Lunar geologic timelines can be tricky. In fact, there are probably fewer small craters in the big landslide than you'd expect, since as material moves more it would erase craters. This mass wasting may have happened a very long time ago.

You can see linear striations in the material perpendicular to the direction of motion, likely folds in the material as (or after) it settled to a stop, and material upslope pushed down on it, causing it to ripple.

The folks behind the LRO Camera that made these images have assembled an incredible interactive atlas of the Moon based on LROC images. If you go to the landslide in the atlas, you can zoom in and in and IN to see ever-smaller craters in the landslide, some just a few meters across. I noticed most craters in the landslide itself tend to have a softer look, and that must be due to the loose, friable nature of the material in the slide. It's not as compacted and solid like the terrain around it.

A wider view of the area around the landslide shows Klute crater at 75 km wide, Klute W to its northwest, and the unnamed crater with the landslide in it. Credit: NASA/GSFC/Arizona State University

You can also see boulders sticking up (the trick is to look for shadows that go the opposite direction of crater shadows), too. I looked for tracks and linear dimples that might reveal where boulders rolled/skipped down the surface, but didn't spot any. Maybe you'll have better luck.

By the way, if you look to the upper left of the atlas you'll see a magnifying glass icon; if you want to have an episode of existential dread click it to measure sizes of objects in the atlas and also get a depth profile (generated using elevations from LOLA, the Lunar Orbiter Laser Altimeter). Poke around a bit, get some sizes and distances of things...

… and then imagine what it must have been like to stand there and witness this slide.
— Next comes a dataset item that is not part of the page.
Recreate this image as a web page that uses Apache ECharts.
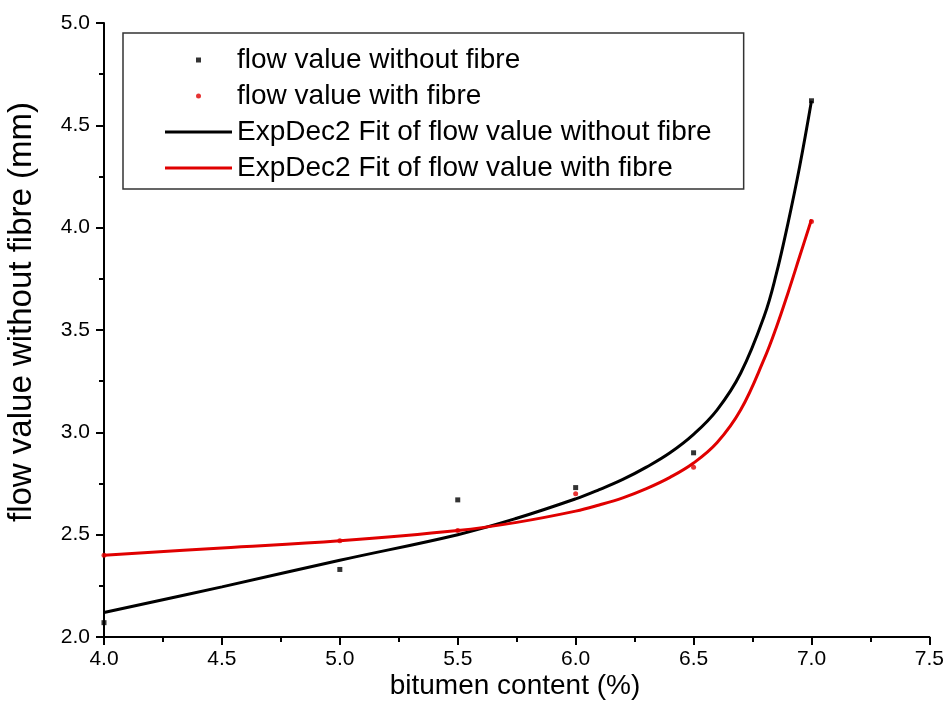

What a thing to see! Billions of tons of lunar rock and regolith thundering down the slope of the unnamed crater wall — soundless in the airless environment but the intense vibrations from the event shaking the ground immensely as it's transmitted through the surface — boulders bouncing high in the 1/6th Earth gravity, dust flying up and then immediately down with no air to allow it to billow, until finally the slide came to a slow halt at the crater bottom.

Now that I've imagined it in my head, I think I'd prefer to see something like that from orbit, and not the surface. Events this huge must be millions of years between occurrences, but I still hope against hope it could happen while we have such amazing eyes on the Moon like LRO. The science garnered from it would be enormous, and it would remind people of just how astonishing and awe-inspiring our Moon is.